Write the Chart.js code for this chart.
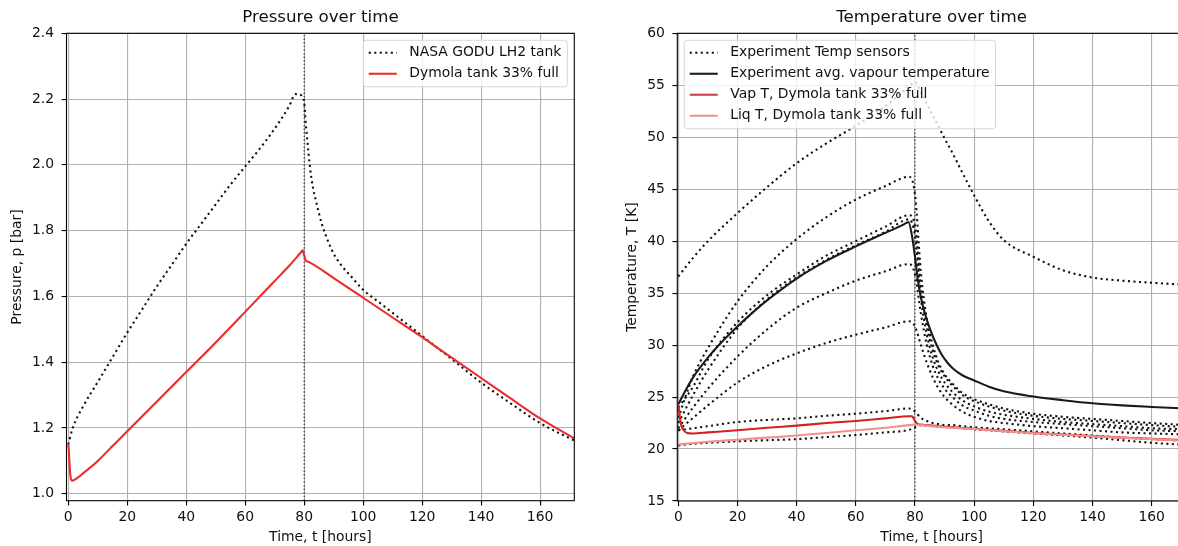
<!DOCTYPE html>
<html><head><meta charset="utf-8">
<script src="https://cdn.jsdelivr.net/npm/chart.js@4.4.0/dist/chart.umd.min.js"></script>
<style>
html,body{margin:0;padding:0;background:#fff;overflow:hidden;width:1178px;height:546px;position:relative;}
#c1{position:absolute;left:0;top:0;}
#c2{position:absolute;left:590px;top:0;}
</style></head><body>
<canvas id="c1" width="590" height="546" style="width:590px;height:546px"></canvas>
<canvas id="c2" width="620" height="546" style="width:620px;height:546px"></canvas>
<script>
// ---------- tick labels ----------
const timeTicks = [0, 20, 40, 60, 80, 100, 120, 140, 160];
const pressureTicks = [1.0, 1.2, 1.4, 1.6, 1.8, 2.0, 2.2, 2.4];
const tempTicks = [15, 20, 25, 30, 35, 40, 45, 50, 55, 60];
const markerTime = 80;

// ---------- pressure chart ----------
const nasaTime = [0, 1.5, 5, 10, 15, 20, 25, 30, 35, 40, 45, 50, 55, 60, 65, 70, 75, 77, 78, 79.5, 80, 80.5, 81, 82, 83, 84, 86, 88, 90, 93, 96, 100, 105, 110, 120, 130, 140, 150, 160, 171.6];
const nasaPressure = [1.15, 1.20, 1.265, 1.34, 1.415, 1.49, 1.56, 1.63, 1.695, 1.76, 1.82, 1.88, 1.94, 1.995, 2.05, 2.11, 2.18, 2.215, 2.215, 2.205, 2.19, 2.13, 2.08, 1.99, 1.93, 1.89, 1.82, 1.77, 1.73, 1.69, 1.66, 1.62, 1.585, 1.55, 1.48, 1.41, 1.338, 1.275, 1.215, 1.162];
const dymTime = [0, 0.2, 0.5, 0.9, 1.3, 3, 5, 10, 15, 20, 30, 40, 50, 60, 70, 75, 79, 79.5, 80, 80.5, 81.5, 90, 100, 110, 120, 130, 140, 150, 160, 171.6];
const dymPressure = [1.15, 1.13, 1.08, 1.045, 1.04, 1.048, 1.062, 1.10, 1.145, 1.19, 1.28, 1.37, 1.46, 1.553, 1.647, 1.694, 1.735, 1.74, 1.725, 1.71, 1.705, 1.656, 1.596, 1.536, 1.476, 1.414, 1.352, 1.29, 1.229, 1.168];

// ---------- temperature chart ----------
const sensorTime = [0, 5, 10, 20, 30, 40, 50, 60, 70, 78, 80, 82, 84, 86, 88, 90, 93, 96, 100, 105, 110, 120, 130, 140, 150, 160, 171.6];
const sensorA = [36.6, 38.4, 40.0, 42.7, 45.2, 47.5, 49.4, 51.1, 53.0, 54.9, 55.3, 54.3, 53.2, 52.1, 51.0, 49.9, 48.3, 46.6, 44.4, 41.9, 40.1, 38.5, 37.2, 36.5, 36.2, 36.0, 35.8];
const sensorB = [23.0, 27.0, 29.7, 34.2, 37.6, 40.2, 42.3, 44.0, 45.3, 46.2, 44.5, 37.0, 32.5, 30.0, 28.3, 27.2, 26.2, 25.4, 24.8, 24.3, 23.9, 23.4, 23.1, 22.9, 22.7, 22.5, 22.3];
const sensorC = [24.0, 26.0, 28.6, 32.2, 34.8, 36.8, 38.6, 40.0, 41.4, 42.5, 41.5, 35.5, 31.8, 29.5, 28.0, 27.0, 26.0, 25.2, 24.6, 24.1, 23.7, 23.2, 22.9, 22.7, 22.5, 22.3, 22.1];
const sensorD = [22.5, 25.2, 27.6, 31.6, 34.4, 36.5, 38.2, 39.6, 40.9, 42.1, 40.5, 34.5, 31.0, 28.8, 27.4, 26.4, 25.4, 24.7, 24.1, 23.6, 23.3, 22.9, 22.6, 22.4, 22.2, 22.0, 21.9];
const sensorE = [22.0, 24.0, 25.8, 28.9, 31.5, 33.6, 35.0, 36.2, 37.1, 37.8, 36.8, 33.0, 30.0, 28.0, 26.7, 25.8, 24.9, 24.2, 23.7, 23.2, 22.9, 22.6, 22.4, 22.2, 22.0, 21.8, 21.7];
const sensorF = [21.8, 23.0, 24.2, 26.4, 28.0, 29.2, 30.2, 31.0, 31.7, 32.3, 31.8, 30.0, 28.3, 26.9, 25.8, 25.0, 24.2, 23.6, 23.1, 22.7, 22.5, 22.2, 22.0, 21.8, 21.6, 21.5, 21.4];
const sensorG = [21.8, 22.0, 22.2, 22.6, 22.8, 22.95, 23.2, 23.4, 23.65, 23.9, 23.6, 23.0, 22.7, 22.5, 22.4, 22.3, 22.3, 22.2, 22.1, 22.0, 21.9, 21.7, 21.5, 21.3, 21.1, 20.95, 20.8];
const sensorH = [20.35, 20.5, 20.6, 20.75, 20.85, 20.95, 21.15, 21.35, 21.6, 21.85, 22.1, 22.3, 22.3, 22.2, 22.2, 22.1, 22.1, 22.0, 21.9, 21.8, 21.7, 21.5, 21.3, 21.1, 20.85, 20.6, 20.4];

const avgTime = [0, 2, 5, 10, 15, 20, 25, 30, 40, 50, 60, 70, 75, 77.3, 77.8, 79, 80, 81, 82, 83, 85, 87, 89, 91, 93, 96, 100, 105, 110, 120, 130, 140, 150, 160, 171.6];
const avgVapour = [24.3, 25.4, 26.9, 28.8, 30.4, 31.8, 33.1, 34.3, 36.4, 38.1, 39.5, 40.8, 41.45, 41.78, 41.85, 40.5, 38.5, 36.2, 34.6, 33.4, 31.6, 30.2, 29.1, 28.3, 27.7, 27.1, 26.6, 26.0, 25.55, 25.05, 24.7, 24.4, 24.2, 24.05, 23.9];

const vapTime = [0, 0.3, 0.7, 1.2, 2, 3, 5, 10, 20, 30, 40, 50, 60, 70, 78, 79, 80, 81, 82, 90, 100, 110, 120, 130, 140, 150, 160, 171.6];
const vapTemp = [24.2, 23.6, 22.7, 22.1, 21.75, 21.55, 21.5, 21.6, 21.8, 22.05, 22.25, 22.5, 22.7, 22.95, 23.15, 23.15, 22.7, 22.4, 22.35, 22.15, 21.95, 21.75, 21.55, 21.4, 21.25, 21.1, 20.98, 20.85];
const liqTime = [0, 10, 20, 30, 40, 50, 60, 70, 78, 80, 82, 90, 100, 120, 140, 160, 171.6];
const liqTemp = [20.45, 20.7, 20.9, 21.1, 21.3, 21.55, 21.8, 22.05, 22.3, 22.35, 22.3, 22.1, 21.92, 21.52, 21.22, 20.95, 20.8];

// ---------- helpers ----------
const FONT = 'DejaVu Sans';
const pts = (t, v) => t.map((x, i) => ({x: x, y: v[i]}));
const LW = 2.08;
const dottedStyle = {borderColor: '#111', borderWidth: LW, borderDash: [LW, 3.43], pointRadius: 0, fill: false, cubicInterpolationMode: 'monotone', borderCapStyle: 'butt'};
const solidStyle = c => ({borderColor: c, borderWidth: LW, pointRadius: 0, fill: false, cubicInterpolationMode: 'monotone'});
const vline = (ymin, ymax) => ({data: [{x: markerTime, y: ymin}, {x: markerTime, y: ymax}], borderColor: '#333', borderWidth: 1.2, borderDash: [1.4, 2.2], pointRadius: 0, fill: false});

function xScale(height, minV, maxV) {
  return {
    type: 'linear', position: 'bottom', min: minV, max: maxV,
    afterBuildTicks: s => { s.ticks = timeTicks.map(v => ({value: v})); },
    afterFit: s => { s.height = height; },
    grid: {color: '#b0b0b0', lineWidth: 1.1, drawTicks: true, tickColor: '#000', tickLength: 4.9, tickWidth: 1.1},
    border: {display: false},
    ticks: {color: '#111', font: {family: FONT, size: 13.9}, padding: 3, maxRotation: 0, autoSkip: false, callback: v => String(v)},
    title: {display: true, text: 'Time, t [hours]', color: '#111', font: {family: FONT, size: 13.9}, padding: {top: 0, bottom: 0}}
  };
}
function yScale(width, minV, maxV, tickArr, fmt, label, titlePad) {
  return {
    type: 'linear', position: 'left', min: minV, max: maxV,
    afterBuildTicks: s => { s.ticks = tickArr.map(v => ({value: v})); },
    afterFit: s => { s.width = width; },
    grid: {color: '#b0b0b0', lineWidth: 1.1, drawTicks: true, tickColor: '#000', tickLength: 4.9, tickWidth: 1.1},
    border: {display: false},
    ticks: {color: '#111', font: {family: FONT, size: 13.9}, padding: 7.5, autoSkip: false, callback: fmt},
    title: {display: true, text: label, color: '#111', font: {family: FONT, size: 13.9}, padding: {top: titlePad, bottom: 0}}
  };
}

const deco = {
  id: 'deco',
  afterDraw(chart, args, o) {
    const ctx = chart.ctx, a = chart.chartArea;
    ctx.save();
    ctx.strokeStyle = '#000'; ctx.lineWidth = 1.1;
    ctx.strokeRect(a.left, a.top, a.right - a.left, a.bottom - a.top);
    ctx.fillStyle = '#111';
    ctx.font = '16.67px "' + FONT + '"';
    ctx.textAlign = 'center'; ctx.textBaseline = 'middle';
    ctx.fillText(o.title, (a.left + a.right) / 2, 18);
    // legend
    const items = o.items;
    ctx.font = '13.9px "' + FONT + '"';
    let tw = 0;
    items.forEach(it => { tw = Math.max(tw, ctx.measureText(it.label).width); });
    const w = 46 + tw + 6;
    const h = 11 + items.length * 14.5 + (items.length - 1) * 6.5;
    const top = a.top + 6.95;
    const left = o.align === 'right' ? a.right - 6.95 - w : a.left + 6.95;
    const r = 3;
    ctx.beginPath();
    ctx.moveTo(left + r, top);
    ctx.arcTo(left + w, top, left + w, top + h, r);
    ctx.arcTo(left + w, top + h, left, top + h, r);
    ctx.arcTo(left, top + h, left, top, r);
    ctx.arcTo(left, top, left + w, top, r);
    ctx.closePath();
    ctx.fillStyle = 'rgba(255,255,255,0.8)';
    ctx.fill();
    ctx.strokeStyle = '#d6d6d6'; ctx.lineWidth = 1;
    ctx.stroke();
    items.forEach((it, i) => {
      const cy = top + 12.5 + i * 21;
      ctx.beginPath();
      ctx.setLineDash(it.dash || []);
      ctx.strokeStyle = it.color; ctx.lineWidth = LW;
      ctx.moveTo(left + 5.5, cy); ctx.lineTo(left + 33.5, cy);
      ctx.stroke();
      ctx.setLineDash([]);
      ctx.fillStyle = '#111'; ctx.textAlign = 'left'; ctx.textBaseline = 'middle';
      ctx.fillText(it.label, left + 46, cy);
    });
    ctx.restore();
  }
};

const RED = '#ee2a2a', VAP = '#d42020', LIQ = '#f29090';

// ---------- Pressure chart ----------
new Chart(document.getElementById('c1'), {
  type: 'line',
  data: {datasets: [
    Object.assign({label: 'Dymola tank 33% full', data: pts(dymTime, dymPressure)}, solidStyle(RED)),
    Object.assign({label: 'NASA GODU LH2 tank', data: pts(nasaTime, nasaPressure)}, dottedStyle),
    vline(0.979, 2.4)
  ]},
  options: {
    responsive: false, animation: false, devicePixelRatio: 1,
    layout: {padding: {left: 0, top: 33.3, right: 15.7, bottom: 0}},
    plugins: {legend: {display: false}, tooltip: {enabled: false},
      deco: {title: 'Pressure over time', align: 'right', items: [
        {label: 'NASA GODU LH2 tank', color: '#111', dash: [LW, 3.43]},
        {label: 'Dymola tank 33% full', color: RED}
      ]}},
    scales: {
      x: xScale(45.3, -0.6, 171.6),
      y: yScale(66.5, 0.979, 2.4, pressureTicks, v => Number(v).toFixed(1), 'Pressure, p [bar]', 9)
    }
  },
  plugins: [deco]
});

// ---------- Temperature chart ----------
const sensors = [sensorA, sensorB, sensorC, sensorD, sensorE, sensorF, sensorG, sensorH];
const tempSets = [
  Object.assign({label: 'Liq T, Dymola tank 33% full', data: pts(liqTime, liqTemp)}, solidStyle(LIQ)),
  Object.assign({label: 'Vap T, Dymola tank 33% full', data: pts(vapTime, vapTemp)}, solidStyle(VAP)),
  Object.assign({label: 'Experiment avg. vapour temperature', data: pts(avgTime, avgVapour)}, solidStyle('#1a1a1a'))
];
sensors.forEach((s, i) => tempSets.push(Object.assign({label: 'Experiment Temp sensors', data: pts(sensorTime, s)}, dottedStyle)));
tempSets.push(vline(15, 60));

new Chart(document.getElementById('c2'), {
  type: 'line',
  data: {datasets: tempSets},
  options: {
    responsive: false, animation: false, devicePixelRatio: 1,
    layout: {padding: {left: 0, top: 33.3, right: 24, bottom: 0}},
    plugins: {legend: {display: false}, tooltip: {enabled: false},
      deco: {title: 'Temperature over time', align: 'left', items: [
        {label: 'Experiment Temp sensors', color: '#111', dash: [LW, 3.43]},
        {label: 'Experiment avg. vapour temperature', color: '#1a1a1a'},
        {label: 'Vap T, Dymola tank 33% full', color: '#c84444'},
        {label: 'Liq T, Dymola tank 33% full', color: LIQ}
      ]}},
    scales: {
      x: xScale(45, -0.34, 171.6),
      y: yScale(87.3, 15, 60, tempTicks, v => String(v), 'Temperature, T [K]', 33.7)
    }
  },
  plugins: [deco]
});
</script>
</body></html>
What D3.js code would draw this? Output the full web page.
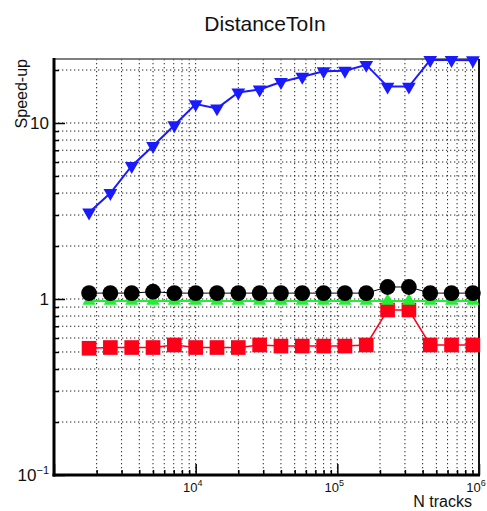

=====

Please take the lines from the beginning of the data above through the line holding "const markerTime = 80;" and transcribe them exactly, without any pictures.

The reply:
Write the Chart.js code for this chart.
<!DOCTYPE html>
<html><head><meta charset="utf-8">
<script src="https://cdn.jsdelivr.net/npm/chart.js@4.4.0/dist/chart.umd.min.js"></script>
<style>
html,body{margin:0;padding:0;background:#fff;overflow:hidden;width:1178px;height:546px;position:relative;}
#c1{position:absolute;left:0;top:0;}
#c2{position:absolute;left:590px;top:0;}
</style></head><body>
<canvas id="c1" width="590" height="546" style="width:590px;height:546px"></canvas>
<canvas id="c2" width="620" height="546" style="width:620px;height:546px"></canvas>
<script>
// ---------- tick labels ----------
const timeTicks = [0, 20, 40, 60, 80, 100, 120, 140, 160];
const pressureTicks = [1.0, 1.2, 1.4, 1.6, 1.8, 2.0, 2.2, 2.4];
const tempTicks = [15, 20, 25, 30, 35, 40, 45, 50, 55, 60];
const markerTime = 80;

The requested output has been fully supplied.